本発明の一側面としての干渉装置は、高さが異なる複数平面を含むサンプルの所定の領域において、白色光とサンプル平面の干渉による干渉縞を撮影する撮像部と、前記干渉縞を生成するための参照ミラーと、前記サンプル平面に進む測定光と前記参照ミラーに進む参照光に、前記白色光の光束方向を分割する分割部と、前記測定光の光束方向に対して前記サンプル平面がなす角を傾けるサンプル角度制御部と、前記撮像部による撮影を制御する撮影制御部とを備え、前記撮影した干渉縞から前記サンプル平面によるインターフェログラムを取得する干渉装置であって、前記サンプル角度制御部は、前記参照光の光束方向に対して前記参照ミラーの平面がなす角が垂直である状態で、前記高さが異なる複数平面による複数のインターフェログラムが前記撮像部の撮影領域の複数箇所で取得可能になる角度まで、前記測定光の光束方向に対して前記サンプル平面がなす角が垂直ではないように前記サンプル平面を傾ける動作を行うように制御し、前記サンプル角度制御部により前記サンプル平面がなす角が垂直でないように前記サンプル平面が傾けられた後に、前記参照ミラーの位置を移動させるピエゾ素子を用いることなく前記撮像部の前記撮影領域の複数箇所で取得された前記複数のインターフェログラムの間隔を用いて前記高さが異なる複数平面の差を測定可能な画像を撮影するように前記撮影制御部が制御する。

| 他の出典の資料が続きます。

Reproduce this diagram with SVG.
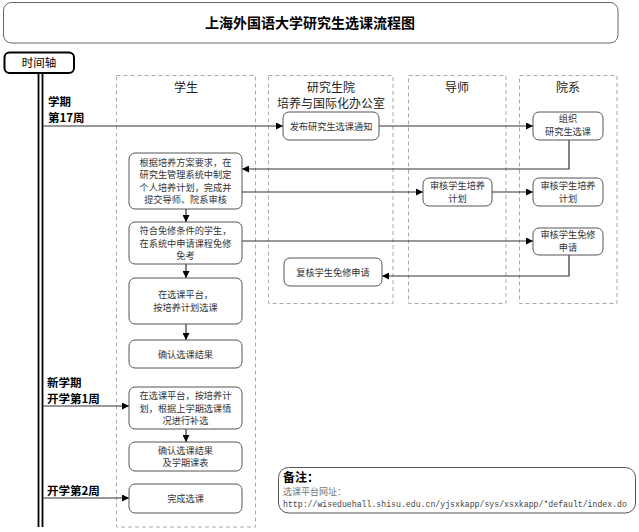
<svg xmlns="http://www.w3.org/2000/svg" width="639" height="532" viewBox="0 0 639 532">
<defs>
<marker id="arr" viewBox="0 0 10 10" refX="10" refY="5" markerWidth="7" markerHeight="7" markerUnits="userSpaceOnUse" orient="auto">
<path d="M0,0 L10,5 L0,10 z" fill="#000"/>
</marker>
</defs>
<style>
text{font-family:"Noto Sans CJK SC","Noto Sans",sans-serif;fill:#333}
.lane{fill:none;stroke:#aaa;stroke-width:1;stroke-dasharray:4 3}
.hd{font-size:12px;text-anchor:middle;fill:#222}
.nd{fill:#fff;stroke:#555;stroke-width:1}
.nt{font-size:9.2px;text-anchor:middle}
.tl{font-size:11.5px;font-weight:bold;fill:#000}
.ca{fill:none;stroke:#333;stroke-width:1.2;marker-end:url(#arr)}
</style>
<rect width="639" height="532" fill="#fff"/>
<g id="title">
<rect x="3.5" y="2.5" width="614.5" height="40.5" rx="8" fill="#fff" stroke="#666" stroke-width="1"/>
<text x="310" y="28" style="font-size:14px;font-weight:bold;text-anchor:middle;fill:#000">上海外国语大学研究生选课流程图</text>
</g>
<g id="lanes">
<rect class="lane" x="116.5" y="75.5" width="139" height="451.5"/>
<rect class="lane" x="268.5" y="75.5" width="124.5" height="228"/>
<rect class="lane" x="408.5" y="75.5" width="97.5" height="228"/>
<rect class="lane" x="519.5" y="75.5" width="97.5" height="228"/>
<text class="hd" x="186" y="92">学生</text>
<text class="hd" x="331" y="92"><tspan x="331">研究生院</tspan><tspan x="331" dy="16">培养与国际化办公室</tspan></text>
<text class="hd" x="457" y="92">导师</text>
<text class="hd" x="568" y="92">院系</text>
</g>
<g id="timeline">
<line x1="38.5" y1="73" x2="38.5" y2="527" stroke="#000" stroke-width="1.8"/>
<line x1="42.5" y1="73" x2="42.5" y2="527" stroke="#000" stroke-width="1.8"/>
<rect x="4.5" y="52.5" width="69.5" height="20.5" rx="5" fill="#fff" stroke="#000" stroke-width="2"/>
<text x="39" y="67" style="font-size:11.5px;text-anchor:middle;fill:#000">时间轴</text>
<text class="tl" x="48" y="106"><tspan x="48">学期</tspan><tspan x="48" dy="16">第17周</tspan></text>
<text class="tl" x="47" y="387"><tspan x="47">新学期</tspan><tspan x="47" dy="16">开学第1周</tspan></text>
<text class="tl" x="47" y="495">开学第2周</text>
</g>
<g id="connectors">
<line class="ca" x1="43" y1="126" x2="283" y2="126"/>
<line class="ca" x1="379" y1="126" x2="533" y2="126"/>
<polyline class="ca" points="569,140 569,169 242,169"/>
<line class="ca" x1="242" y1="192" x2="423" y2="192"/>
<line class="ca" x1="492" y1="192" x2="533" y2="192"/>
<line class="ca" x1="186" y1="209" x2="186" y2="222"/>
<line class="ca" x1="242" y1="241" x2="533" y2="241"/>
<polyline class="ca" points="569,255 569,276 382,276"/>
<line class="ca" x1="186" y1="264" x2="186" y2="278"/>
<line class="ca" x1="186" y1="324" x2="186" y2="340"/>
<line class="ca" x1="43" y1="406" x2="129" y2="406"/>
<line class="ca" x1="186" y1="429" x2="186" y2="442"/>
<line class="ca" x1="43" y1="498" x2="129" y2="498"/>
</g>
<g id="n_publish">
<rect class="nd" x="283" y="112" width="96" height="28" rx="6"/>
<text class="nt" x="331" y="129.5">发布研究生选课通知</text>
</g>
<g id="n_organize">
<rect class="nd" x="533" y="112" width="70" height="28" rx="6"/>
<text class="nt" x="568" y="122"><tspan x="568">组织</tspan><tspan x="568" dy="13">研究生选课</tspan></text>
</g>
<g id="n_plan">
<rect class="nd" x="129" y="153" width="113" height="56" rx="6"/>
<text class="nt" x="185.5" y="166.2"><tspan x="185.5">根据培养方案要求，在</tspan><tspan x="185.5" dy="12.2">研究生管理系统中制定</tspan><tspan x="185.5" dy="12.2">个人培养计划，完成并</tspan><tspan x="185.5" dy="12.2">提交导师、院系审核</tspan></text>
</g>
<g id="n_tutor_review">
<rect class="nd" x="423" y="178" width="69" height="28" rx="6"/>
<text class="nt" x="457.5" y="189"><tspan x="457.5">审核学生培养</tspan><tspan x="457.5" dy="13">计划</tspan></text>
</g>
<g id="n_dept_review">
<rect class="nd" x="533" y="178" width="70" height="28" rx="6"/>
<text class="nt" x="568" y="189"><tspan x="568">审核学生培养</tspan><tspan x="568" dy="13">计划</tspan></text>
</g>
<g id="n_exempt">
<rect class="nd" x="129" y="222" width="113" height="42" rx="6"/>
<text class="nt" x="185.5" y="234.3"><tspan x="185.5">符合免修条件的学生，</tspan><tspan x="185.5" dy="12.2">在系统中申请课程免修</tspan><tspan x="185.5" dy="12.2">免考</tspan></text>
</g>
<g id="n_dept_exempt">
<rect class="nd" x="533" y="228" width="70" height="27" rx="6"/>
<text class="nt" x="568" y="237.5"><tspan x="568">审核学生免修</tspan><tspan x="568" dy="13">申请</tspan></text>
</g>
<g id="n_recheck">
<rect class="nd" x="284" y="258" width="98" height="28" rx="6"/>
<text class="nt" x="333" y="275.5">复核学生免修申请</text>
</g>
<g id="n_select">
<rect class="nd" x="129" y="278" width="113" height="46" rx="6"/>
<text class="nt" x="185.5" y="298.4"><tspan x="185.5">在选课平台，</tspan><tspan x="185.5" dy="12.4">按培养计划选课</tspan></text>
</g>
<g id="n_confirm">
<rect class="nd" x="129" y="340" width="113" height="28" rx="6"/>
<text class="nt" x="185.5" y="357.5">确认选课结果</text>
</g>
<g id="n_supplement">
<rect class="nd" x="129" y="387" width="113" height="42" rx="6"/>
<text class="nt" x="185.5" y="399.3"><tspan x="185.5">在选课平台，按培养计</tspan><tspan x="185.5" dy="12.2">划，根据上学期选课情</tspan><tspan x="185.5" dy="12.2">况进行补选</tspan></text>
</g>
<g id="n_confirm2">
<rect class="nd" x="129" y="442" width="113" height="29" rx="6"/>
<text class="nt" x="185.5" y="453.5"><tspan x="185.5">确认选课结果</tspan><tspan x="185.5" dy="12.5">及学期课表</tspan></text>
</g>
<g id="n_done">
<rect class="nd" x="129" y="484" width="113" height="29" rx="6"/>
<text class="nt" x="185.5" y="502">完成选课</text>
</g>
<g id="note">
<rect x="278.5" y="467.5" width="357" height="45.5" rx="10" fill="#fff" stroke="#555" stroke-width="1"/>
<text x="283" y="482" style="font-size:12px;font-weight:bold;fill:#000">备注：</text>
<text x="283" y="495" style="font-size:9px;fill:#777">选课平台网址：</text>
<text x="283" y="507" style="font-family:'Liberation Mono',monospace;font-size:8.2px;fill:#444">http://wiseduehall.shisu.edu.cn/yjsxkapp/sys/xsxkapp/*default/index.do</text>
</g>
</svg>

本発明の他の側面としての干渉装置は、高さが異なる複数平面を含むサンプルの所定の領域において、白色光とサンプル平面の干渉による干渉縞を撮影する撮像部と、前記干渉縞を生成するための参照ミラーと、前記サンプル平面に進む測定光と前記参照ミラーに進む参照光に、前記白色光の光束方向を分割する分割部と前記参照光の光束方向に対して参照ミラー平面がなす角を傾けるミラー角度制御部と、前記撮像部による撮影を制御する撮影制御部とを備え、前記撮影した干渉縞から前記サンプル平面によるインターフェログラムを取得する干渉装置であって、前記ミラー角度制御部は、前記測定光の光束方向に対して前記サンプル平面がなす角が垂直である状態で、前記高さが異なる複数平面による複数のインターフェログラムが前記撮像部の撮影領域の複数箇所で取得可能になる角度まで、前記参照光の光束方向に対して前記参照ミラー平面がなす角が垂直ではないように前記参照ミラー平面を傾ける動作を行うように制御し、前記ミラー角度制御部により前記参照ミラー平面がなす角が垂直でないように前記参照ミラー平面が傾けられた後に、前記参照ミラーの位置を移動させるピエゾ素子を用いることなく前記撮像部の前記撮影領域の複数箇所で取得された前記複数のインターフェログラムの間隔を用いて前記高さが異なる複数平面の差を測定可能な画像を撮影するように前記撮影制御部が制御する。